Impact on other cases

Because Kerry comes in a line of related cases, there is some speculation that the Court is rolling back some earlier decisions that were thought to have expanded the ambit of employee rights or the province of trust law. Kerry does follow in spirit the most recent pension rulings of the Court (Buschau v. Rogers Communications, 2006 SCC 28, and Marine Atlantic). Employee claims to surplus in lower courts must now contend with another adverse precedent. However, the Court did not expressly over-rule (and distinguished) other case law that supports employee and retiree claims based on exclusive use language in trust documents, including Markle v. Toronto, (2003) 63 O.R. (3d) 321 and Aegon v. ING, (2003) 179 O.A.C. 196.

The better view is that there was not an “expansion” of trust law to begin with, as much as a long-overdue articulation of the inherent tensions in employer-centric pension plans. Once an obscure area of HR policy, pension plans became more important on corporate balance sheets and in collective bargaining over the past 10 or 20 years. Other factors intensified this focus on pension funds, including a movement to mark-to-market accounting, more rapid boom-bust cycles since 2000 and maturing plan demographics. As a result, positions were often expressed using trust law, and these are complicated through the process of juridification. These inherent tensions – some of which are explored in Kerry – will require negotiated solutions rather than an adjustment to trust doctrine, or, as some have argued, eliminating it altogether.

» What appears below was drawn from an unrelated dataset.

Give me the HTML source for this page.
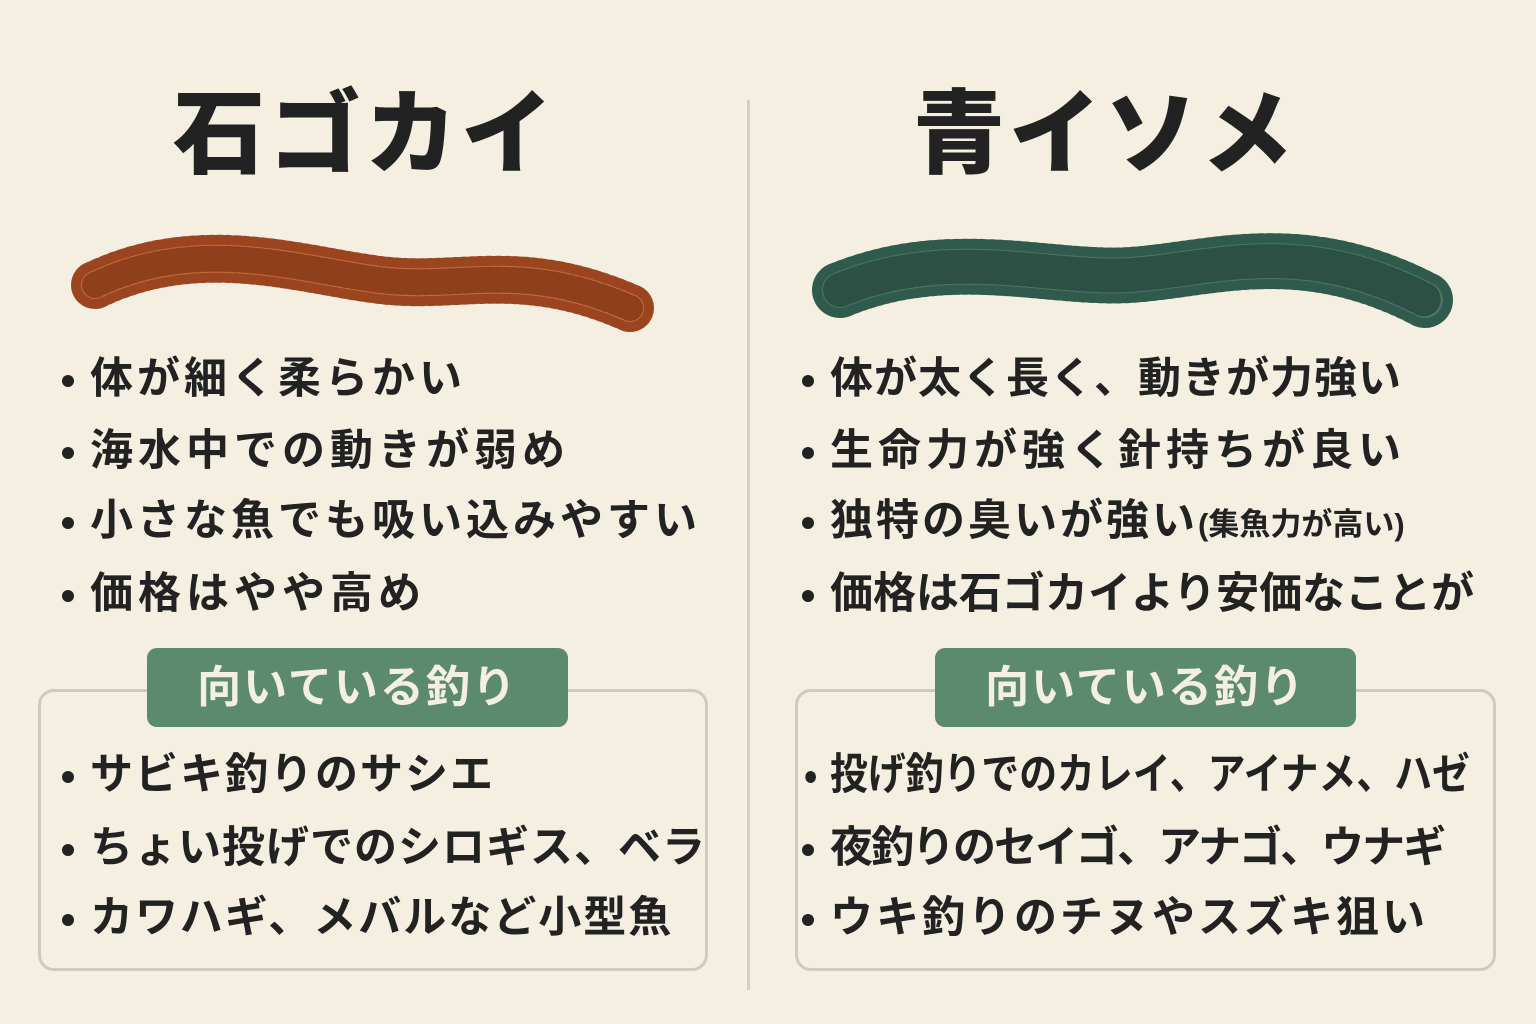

Implications for labour unions

Although Kerry (and others in the line of cases) will not create or erode pension plan provision in Canada, they do perhaps have the effect of putting employees and retirees on notice about the governance of pension plans and funds. These cases draw attention to the standards that will be used in managing these (very large) financial assets. In particular, they place an emphasis on unions to bargain greater voice in monitoring and managing pension plans and funds. Pension plans, especially DB plans, are now effectively only provided in unionized workplaces: non-union workers are far less likely to have a plan. Traditionally, most unionized workers and all non-union workers did not actively participate in pension fund governance. That must change.